The story begins with a flash-forward: Abigail is at the deathbed of her destitute, alcoholic adult son, Charles. The narrative then jumps to the late 1750s, introducing teenage Abigail Smith, more eager to read and discuss ideas than achieve perfect stitching, capturing the attention of an ambitious young lawyer named John Adams. The two marry in 1764, and Abigail is beset with child-rearing and managing the Massachusetts family farm while John drums up legal business and then becomes a key—and much traveling—figure in the American Revolution. They endure many separations, with John away for years in positions abroad, although Abigail eventually joins him in Paris and then London, bringing their daughter Nabby, who makes a terrible marriage choice. Abigail gains fame as John’s wife and forges a friendship with Thomas Jefferson but also suffers much heartbreak, including the toddler death of one daughter, the stillbirth of another, and the Smith curse of alcoholism that will claim Charles. Abigail also unsuccessfully argues for more rights for women in her political discussions with John. Still, Abigail realizes that John remains true to her (unlike her adulterous father) and important to the country. Following John’s tenure as U.S. president, the couple enjoy many years in retirement together in their Quincy, Massachusetts, home. While many readers (and TV viewers) may be familiar with the Adams saga, Robson (Woman in the Wheelhouse, 2016, etc.) offers an intriguing “herstory” perspective, given her focus on Abigail. The author makes Abigail’s tension while being stuck at home palpable, with her prime years spent in pregnancy and her famous plea to “remember the ladies” apparently ignored in her world, even by her loving husband. Abigail’s guilt over her parenting choices also strikes a sad and ever relevant chord. While some may wish for more color and details about John and other American Revolution figures, Robson offers a compelling, documentarylike snapshot of the real life of this legendary woman.
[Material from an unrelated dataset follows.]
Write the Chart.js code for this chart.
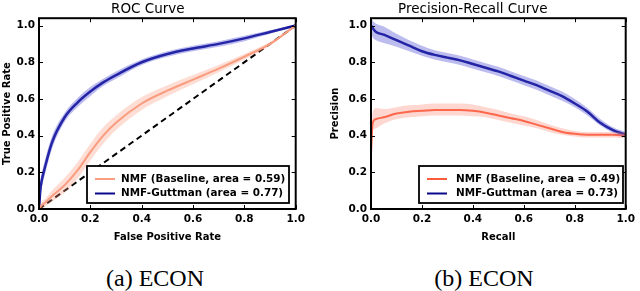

A finely shaded portrait of a first lady’s yearnings and travails.”
—Kirkus Reviews
About the Author
Nancy Taylor Robson grew up sailing and building boats with her father on the Chesapeake Bay. Halfway through college and uncertain what degree to pursue, she moved to a flat in London, working as a charwoman and housepainter, and traveling. After a year of perhaps too much fun and somewhat scattered thought, she returned to the US and earned a degree in history. In her last year of college, she met and fell hook line and sinker for a former racing sailor who became a tugboat captain. At his behest, Robson went to work on coastal tugs first as cook/deckhand, then as licensed mate, until a month before the couple's first child was born. While she missed the adventure on water, she wanted to stay home with the children, a new adventure in itself. "It was frustrating but stretched me as a person in ways I would have had no idea about before experiencing it. And it was fun. Also, I wanted to be present for them. Whatever our kids might say about our shortcomings as parents, I don't think they'll ever doubt how much we love them." A freelance writer for such periodicals as House Beautiful, Yachting, Southern Living, Chespeake Bay Magazine and The Baltimore Sun, she also wrote Woman in the Wheelhouse (originally published in hardcover by Tidewater Publishing), the story of her six years as one of the very few female mariners in the country at the time. Her husband's work meant that he spent more time at sea than at home -- one reason Robson was fascinated with Abigail Adams's life and marriage. Another is that Robson wanted a partnership much like the Adamses: passionate, challenging, productive and mutually supportive. An avid gardener and cook, she is also a Master Gardener, essayist, and advocate for organic local food. Robson, who is still married to the tugboat captain who first won her heart, now lives in the country and grows many of the family's vegetables. Their daughter followed her father into the maritime (despite her mother's warnings) and is a second mate on a petroleum tanker in the Pacific. Their son avoided the maritime like the plague.